The structure is by topic, with each section (“On the Pure-Light King his ancestor”, “On the descent from Tuṣita Heaven”, “On the conception”, “On the birth”, etc.), organising the relevant scriptural passages from the major Buddha-biography sūtras (the Lalitavistara 普曜經, the Mahāvastu, the Buddhacarita in its Chinese rendering, the Ekottarikāgama and Madhyamāgama relevant chapters, etc.). Each passage is given verbatim with its source attribution. The result is part hagiography and part anthology, and it became the principal Chinese Buddhist source for the canonical events of the Buddha’s life until the later (and longer) Shìjiā shì pǔ of 道宣 (KR6r0026) of the seventh century.
The work was incorporated into the early canonical collections and has been a continuous reference in East Asian Buddhist hagiographical literature.
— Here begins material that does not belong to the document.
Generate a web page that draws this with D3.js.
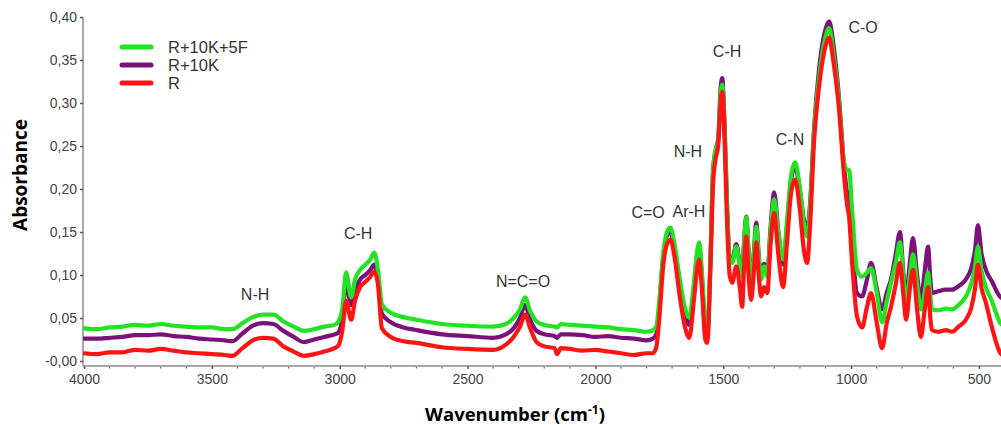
<!DOCTYPE html>
<html><head><meta charset="utf-8">
<script src="https://cdn.jsdelivr.net/npm/d3@7"></script>
<style>html,body{margin:0;padding:0;background:#fff;}svg{display:block;}</style>
</head><body>
<svg id="c" width="1001" height="425"></svg>
<script>
const wavenumber = [4000,3950,3900,3850,3800,3750,3700,3650,3600,3550,3500,3450,3420,3380,3340,3300,3260,3220,3180,3140,3100,3060,3020,3005,2990,2975,2955,2940,2920,2900,2880,2865,2850,2835,2800,2750,2700,2600,2500,2400,2350,2320,2295,2275,2255,2230,2200,2160,2150,2135,2100,2050,2000,1950,1900,1850,1800,1775,1762,1750,1735,1720,1707,1690,1670,1650,1633,1615,1600,1594,1585,1570,1563,1550,1540,1530,1520,1510,1504,1496,1485,1475,1465,1449,1435,1426,1418,1410,1400,1391,1380,1371,1360,1352,1340,1328,1315,1301,1285,1266,1250,1235,1219,1200,1185,1172,1160,1145,1125,1105,1086,1070,1047,1027,1015,1008,996,977,957,940,922,900,879,860,844,825,809,795,785,770,758,742,727,712,699,690,684,660,630,605,580,551,530,515,504,490,473,450,418,400];

const seriesGreen = [0.038,0.037,0.039,0.040,0.042,0.041,0.043,0.041,0.040,0.039,0.039,0.037,0.037,0.044,0.051,0.054,0.054,0.046,0.040,0.035,0.037,0.040,0.042,0.046,0.060,0.103,0.074,0.095,0.106,0.112,0.118,0.126,0.105,0.066,0.056,0.051,0.048,0.043,0.041,0.040,0.043,0.050,0.060,0.074,0.058,0.046,0.042,0.040,0.039,0.043,0.042,0.041,0.040,0.039,0.037,0.036,0.034,0.036,0.040,0.070,0.125,0.150,0.155,0.135,0.095,0.062,0.050,0.090,0.132,0.138,0.110,0.040,0.028,0.120,0.220,0.245,0.255,0.310,0.321,0.280,0.180,0.118,0.114,0.133,0.110,0.098,0.140,0.167,0.120,0.086,0.125,0.156,0.115,0.095,0.110,0.098,0.150,0.188,0.150,0.118,0.165,0.215,0.231,0.200,0.160,0.145,0.180,0.265,0.330,0.370,0.387,0.360,0.300,0.230,0.222,0.222,0.176,0.106,0.098,0.102,0.108,0.080,0.045,0.070,0.091,0.115,0.138,0.095,0.068,0.100,0.124,0.090,0.060,0.080,0.103,0.075,0.060,0.059,0.061,0.060,0.065,0.075,0.090,0.110,0.133,0.105,0.086,0.070,0.045,0.040];

const seriesPurple = [0.026,0.026,0.027,0.028,0.030,0.030,0.031,0.029,0.028,0.026,0.025,0.024,0.023,0.032,0.041,0.044,0.043,0.035,0.028,0.022,0.025,0.028,0.031,0.033,0.050,0.090,0.065,0.082,0.095,0.100,0.106,0.112,0.095,0.055,0.045,0.039,0.036,0.031,0.029,0.027,0.031,0.038,0.050,0.065,0.048,0.035,0.031,0.029,0.027,0.031,0.031,0.030,0.028,0.029,0.027,0.026,0.024,0.026,0.031,0.065,0.120,0.146,0.150,0.130,0.090,0.055,0.042,0.085,0.128,0.133,0.105,0.035,0.025,0.118,0.220,0.245,0.258,0.318,0.329,0.285,0.180,0.120,0.117,0.136,0.112,0.100,0.142,0.168,0.122,0.090,0.128,0.161,0.118,0.098,0.113,0.100,0.155,0.196,0.152,0.112,0.160,0.210,0.226,0.198,0.165,0.153,0.185,0.270,0.340,0.380,0.395,0.370,0.305,0.225,0.195,0.191,0.138,0.079,0.075,0.092,0.114,0.085,0.060,0.080,0.095,0.125,0.150,0.100,0.075,0.115,0.143,0.100,0.071,0.105,0.133,0.095,0.079,0.081,0.083,0.083,0.087,0.095,0.108,0.130,0.158,0.125,0.106,0.093,0.075,0.072];

const seriesRed = [0.009,0.008,0.010,0.010,0.013,0.012,0.014,0.012,0.010,0.009,0.008,0.007,0.006,0.015,0.024,0.027,0.026,0.017,0.011,0.006,0.008,0.011,0.015,0.018,0.035,0.070,0.048,0.070,0.086,0.092,0.098,0.104,0.088,0.038,0.028,0.023,0.021,0.016,0.014,0.013,0.019,0.028,0.040,0.054,0.038,0.022,0.017,0.015,0.008,0.015,0.014,0.012,0.013,0.011,0.009,0.007,0.009,0.009,0.016,0.050,0.110,0.136,0.141,0.120,0.075,0.040,0.027,0.070,0.112,0.118,0.090,0.025,0.021,0.110,0.205,0.235,0.250,0.300,0.313,0.270,0.160,0.100,0.091,0.110,0.085,0.063,0.115,0.145,0.095,0.071,0.105,0.138,0.095,0.075,0.086,0.079,0.135,0.172,0.125,0.086,0.140,0.195,0.211,0.175,0.130,0.114,0.160,0.255,0.320,0.360,0.376,0.350,0.292,0.214,0.180,0.168,0.114,0.052,0.039,0.060,0.079,0.045,0.015,0.045,0.063,0.090,0.114,0.075,0.048,0.085,0.106,0.060,0.028,0.060,0.086,0.050,0.036,0.034,0.036,0.034,0.040,0.048,0.062,0.085,0.112,0.085,0.068,0.040,0.010,0.005];

const seriesNames = ["R+10K+5F","R+10K","R"];
const seriesColors = ["#22e322","#7a127a","#ff1414"];
const xTickValues = [4000,3500,3000,2500,2000,1500,1000,500];
const xTickLabels = ["4000","3500","3000","2500","2000","1500","1000","500"];
const yTickValues = [0,0.05,0.10,0.15,0.20,0.25,0.30,0.35,0.40];
const yTickLabels = ["-0,00","0,05","0,10","0,15","0,20","0,25","0,30","0,35","0,40"];
const annLabels = ["N-H","C-H","N=C=O","C=O","Ar-H","N-H","C-H","C-N","C-O"];
const annWn = [3331,2928,2283,1794,1634,1638,1485,1239,953];
const annVal = [0.071,0.142,0.086,0.166,0.167,0.237,0.353,0.251,0.381];

const svg = d3.select("#c");
const x = d3.scaleLinear().domain([4000,400]).range([84,84+3600*0.2557]);
const y = d3.scaleLinear().domain([0,0.40]).range([361,17]);
const axisColor = "#a8a8a8";
const plotBottom = 366, plotLeft = 83;

svg.append("defs").append("clipPath").attr("id","clip")
  .append("rect").attr("x",plotLeft).attr("y",0).attr("width",1001-plotLeft).attr("height",plotBottom);

svg.append("line").attr("x1",plotLeft).attr("x2",1001).attr("y1",plotBottom).attr("y2",plotBottom)
  .attr("stroke",axisColor).attr("stroke-width",2);
svg.append("line").attr("x1",plotLeft).attr("x2",plotLeft).attr("y1",17).attr("y2",plotBottom)
  .attr("stroke",axisColor).attr("stroke-width",2);

const xAxis = d3.axisBottom(x).tickValues(xTickValues).tickFormat((d,i)=>xTickLabels[i]).tickSize(3).tickPadding(5);
const gx = svg.append("g").attr("transform",`translate(0,${plotBottom})`).call(xAxis);
gx.select(".domain").remove();
gx.selectAll(".tick line").attr("stroke","#555").attr("stroke-width",1.5);
gx.selectAll(".tick text").attr("fill","#444").style("font-family","Liberation Sans, Arial, sans-serif").style("font-size","14px");
const minor = d3.range(3900,400,-100).filter(v=>v%500!==0);
svg.append("g").selectAll("line").data(minor).join("line")
  .attr("x1",d=>x(d)).attr("x2",d=>x(d)).attr("y1",plotBottom+1).attr("y2",plotBottom+2.5)
  .attr("stroke","#666").attr("stroke-width",1.2);

const yAxis = d3.axisLeft(y).tickValues(yTickValues).tickFormat((d,i)=>yTickLabels[i]).tickSize(3).tickPadding(3);
const gy = svg.append("g").attr("transform",`translate(${plotLeft},0)`).call(yAxis);
gy.select(".domain").remove();
gy.selectAll(".tick line").attr("stroke","#555").attr("stroke-width",1.5);
gy.selectAll(".tick text").attr("fill","#444").style("font-family","Liberation Sans, Arial, sans-serif").style("font-size","14px");

const allSeries = [seriesGreen, seriesPurple, seriesRed];
const order = [1,0,2];
const line = d3.line().x(d=>x(d[0])).y(d=>y(d[1])).curve(d3.curveMonotoneX);
const gLines = svg.append("g").attr("clip-path","url(#clip)");
order.forEach(i=>{
  const pts = wavenumber.map((w,k)=>[w, allSeries[i][k]]);
  gLines.append("path").datum(pts).attr("d",line).attr("fill","none")
    .attr("stroke",seriesColors[i]).attr("stroke-width",4.2).attr("stroke-linejoin","round").attr("stroke-linecap","round");
});

svg.append("g").selectAll("text").data(annLabels).join("text")
  .attr("x",(d,i)=>x(annWn[i])).attr("y",(d,i)=>y(annVal[i]))
  .attr("text-anchor","middle").attr("fill","#333")
  .style("font-family","Liberation Sans, Arial, sans-serif").style("font-size","16px")
  .text(d=>d);

const lg = svg.append("g");
seriesNames.forEach((n,i)=>{
  const yy = 47 + i*18;
  lg.append("line").attr("x1",122).attr("x2",151).attr("y1",yy).attr("y2",yy)
    .attr("stroke",seriesColors[i]).attr("stroke-width",5).attr("stroke-linecap","round");
  lg.append("text").attr("x",168).attr("y",yy+6).attr("fill","#333")
    .style("font-family","Liberation Sans, Arial, sans-serif").style("font-size","16.5px").text(n);
});

svg.append("text").attr("transform","translate(27,175) rotate(-90)").attr("text-anchor","middle")
  .attr("fill","#000").style("font-family","Open Sans, sans-serif").style("font-weight","bold").style("font-size","19px")
  .text("Absorbance");
const xt = svg.append("text").attr("x",515).attr("y",421).attr("text-anchor","middle")
  .attr("fill","#000").style("font-family","Open Sans, sans-serif").style("font-weight","bold").style("font-size","18.5px");
xt.append("tspan").text("Wavenumber (cm");
xt.append("tspan").attr("dy",-7).style("font-size","12px").text("-1");
xt.append("tspan").attr("dy",7).text(")");
</script>
</body></html>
Modern scholarship has used it as an early witness to the Chinese reception of the various Buddha-biography traditions.
Translations and research
- Etienne Lamotte, Histoire du bouddhisme indien (Louvain, 1958) — uses the Shìjiā pǔ as one of its principal Chinese witnesses to the Indian Buddha-biography tradition.
- Hubert Durt, “The Pregnancy of Māyā: I, II, III,” Journal of the International College for Postgraduate Buddhist Studies 5–7 (2002–2004) — uses 僧祐’s and 道宣’s parallel accounts as principal Chinese sources.
- John Strong, The Buddha: A Beginner’s Guide (Oxford: Oneworld, 2009) — accessible introduction drawing on Chinese sources.
- No complete Western-language translation located.